His take on commodity prices is that "oil continues to have a positive outlook", though he cautioned to "keep an eye" on Iran and the US, and with that in mind he said predicting the oil price would be folly.
"I would encourage anyone looking at the oil price to take a conservative view, as we always should in economics," he said.
Reports surfaced this week that Iran was close to hitting the four million barrels per day target that it needed to reach before it considered joining rebalancing efforts after it was exempted from OPEC's recently announced production cuts.
A senior official at the state-owned National Iranian Oil Company reportedly said this week that the country was now pumping 3.9 million barrels of oil per day.
Costly US shale producers, meanwhile, are receiving new life from oil back up to around $US50/bbl and a Trump presidency that promises some regulatory relief.
Yet, more important to Newnham than LNG revenues dependent on oil prices to which LNG contracts are partly based, is stability in WA as a place to invest.
While he would not comment directly on Labor's pledge to put a moratorium on hydraulic fracturing, Newnham warned against "regulatory creep", particularly as industry was just starting to find its feet after more than two years of low oil prices and uncertainties remaining on that front.

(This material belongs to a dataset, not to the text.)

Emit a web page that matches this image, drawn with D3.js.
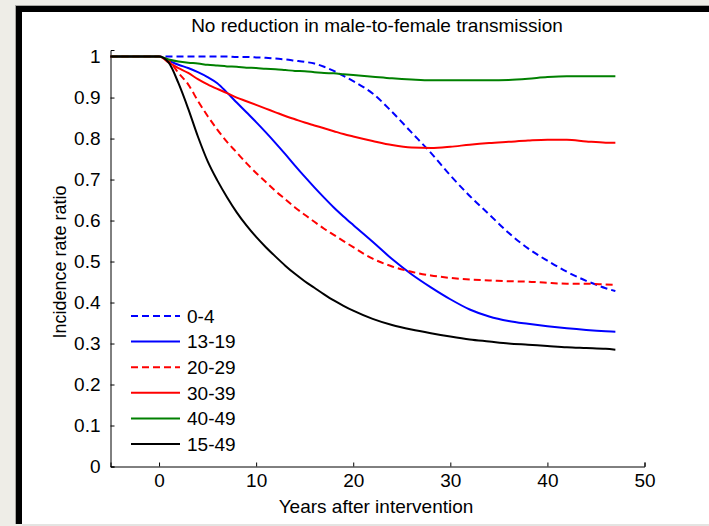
<!DOCTYPE html>
<html><head><meta charset="utf-8">
<script src="https://cdn.jsdelivr.net/npm/d3@7"></script>
<style>
html,body{margin:0;padding:0;background:#eeede7;}
svg{display:block;}
text{font-family:"Liberation Sans",Arial,Helvetica,sans-serif;fill:#000;}
</style></head>
<body><svg id="c" width="709" height="526"></svg>
<script>
const title = "No reduction in male-to-female transmission";
const xLabel = "Years after intervention";
const yLabel = "Incidence rate ratio";
const xTicks = [0,10,20,30,40,50];
const yTicks = [0,0.1,0.2,0.3,0.4,0.5,0.6,0.7,0.8,0.9,1];
const years = [-5,0,1,2,3,4,5,6,7,8,9,10,11,12,13,14,15,16,17,18,19,20,22,24,26,28,30,32,34,36,38,40,42,44,46,47];
const seriesNames = ["0-4","13-19","20-29","30-39","40-49","15-49"];
const s04   = [1,1,1,1,1,1,1,1,1,0.999,0.999,0.998,0.997,0.995,0.993,0.99,0.987,0.983,0.975,0.965,0.953,0.94,0.91,0.865,0.815,0.765,0.71,0.66,0.615,0.57,0.532,0.502,0.475,0.453,0.435,0.428];
const s1319 = [1,1,0.99,0.98,0.972,0.962,0.95,0.935,0.912,0.888,0.864,0.84,0.815,0.789,0.762,0.734,0.707,0.681,0.656,0.632,0.61,0.589,0.548,0.506,0.469,0.437,0.408,0.383,0.366,0.355,0.348,0.342,0.337,0.333,0.33,0.329];
const s2029 = [1,1,0.99,0.96,0.932,0.892,0.855,0.822,0.792,0.766,0.74,0.716,0.694,0.672,0.652,0.632,0.614,0.597,0.58,0.565,0.55,0.535,0.507,0.488,0.475,0.466,0.46,0.456,0.454,0.452,0.451,0.448,0.446,0.446,0.444,0.443];
const s3039 = [1,1,0.985,0.972,0.96,0.945,0.932,0.921,0.911,0.9,0.891,0.882,0.873,0.864,0.855,0.847,0.839,0.832,0.825,0.818,0.811,0.805,0.794,0.784,0.778,0.777,0.78,0.785,0.789,0.792,0.795,0.797,0.797,0.793,0.79,0.79];
const s4049 = [1,1,0.993,0.988,0.985,0.983,0.98,0.978,0.976,0.975,0.973,0.972,0.97,0.969,0.967,0.965,0.964,0.962,0.96,0.959,0.957,0.955,0.951,0.947,0.944,0.942,0.942,0.942,0.942,0.943,0.946,0.95,0.952,0.952,0.952,0.952];
const s1549 = [1,1,0.985,0.935,0.873,0.805,0.745,0.698,0.657,0.62,0.588,0.56,0.535,0.512,0.49,0.47,0.452,0.436,0.42,0.405,0.392,0.38,0.36,0.345,0.334,0.325,0.317,0.31,0.305,0.3,0.297,0.294,0.291,0.289,0.287,0.285];
const seriesValues = [s04,s1319,s2029,s3039,s4049,s1549];
const colors = ["#0000ff","#0000ff","#ff0000","#ff0000","#008000","#000000"];
const dashed = [true,false,true,false,false,false];

const svg = d3.select("#c");
// frame
svg.append("rect").attr("x",15).attr("y",5).attr("width",694).attr("height",519).attr("fill","#a8a8a4");
svg.append("rect").attr("x",16).attr("y",6).attr("width",693).attr("height",518).attr("fill","#000");
svg.append("rect").attr("x",22).attr("y",12).attr("width",687).attr("height",512).attr("fill","#fff");
svg.append("rect").attr("x",22).attr("y",524).attr("width",687).attr("height",2).attr("fill","#e4e4e2");

const x = d3.scaleLinear().domain([-5,50]).range([110.5,644.5]);
const y = d3.scaleLinear().domain([0,1.016]).range([466.5,50]);
const FS = 19;

// axes
const xAxis = d3.axisBottom(x).tickValues(xTicks).tickSize(-4).tickPadding(6).tickFormat(d3.format("d"));
const gx = svg.append("g").attr("transform","translate(0,466.5)").call(xAxis);
const yAxis = d3.axisLeft(y).tickValues(yTicks).tickSize(-4).tickPadding(10).tickFormat(d=>String(d));
const gy = svg.append("g").attr("transform","translate(110.5,0)").call(yAxis);
[gx,gy].forEach(g=>{
  g.select(".domain").attr("stroke","#000").attr("stroke-width",1);
  g.selectAll(".tick line").attr("stroke","#000");
  g.selectAll("text").attr("font-size",FS).attr("font-family","Liberation Sans, Arial, sans-serif").attr("fill","#000");
});
gx.selectAll("text").attr("dy","0.75em");

// lines
const line = d3.line().x((d,i)=>x(years[i])).y(d=>y(d)).curve(d3.curveMonotoneX);
seriesValues.forEach((vals,k)=>{
  svg.append("path").datum(vals).attr("d",line).attr("fill","none")
    .attr("stroke",colors[k]).attr("stroke-width",2)
    .attr("stroke-dasharray",dashed[k]?"7,4":null);
});

// legend
const lg = svg.append("g");
seriesNames.forEach((n,k)=>{
  const yy = 316 + k*25.6;
  lg.append("line").attr("x1",131).attr("x2",180).attr("y1",yy).attr("y2",yy)
    .attr("stroke",colors[k]).attr("stroke-width",2).attr("stroke-dasharray",dashed[k]?"7,4":null);
  lg.append("text").attr("x",187).attr("y",yy).attr("dy","0.36em").attr("font-size",FS).text(n);
});

// titles
svg.append("text").attr("x",377).attr("y",32).attr("text-anchor","middle").attr("font-size",FS).text(title);
svg.append("text").attr("x",376).attr("y",513).attr("text-anchor","middle").attr("font-size",FS).text(xLabel);
svg.append("text").attr("transform","translate(66,262) rotate(-90)").attr("text-anchor","middle").attr("font-size",18).text(yLabel);
</script></body></html>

"That's always something oil and gas companies are looking at - stability in policies, in the business environment, and a strong workforce to go with that," he said.
"That would be the challenge for the next government going forward, so we can attract as much investment as we can to the state in the future.
"Australia is widely regarded as a stable place to invest and WA follows in line with that. What would be good would be to continue that view.
"The current fiscal environment is a good one for people to invest. As a general rule, you could say any regulatory creep would not do great things for the market, particularly if it means locking out an entire part of the industry."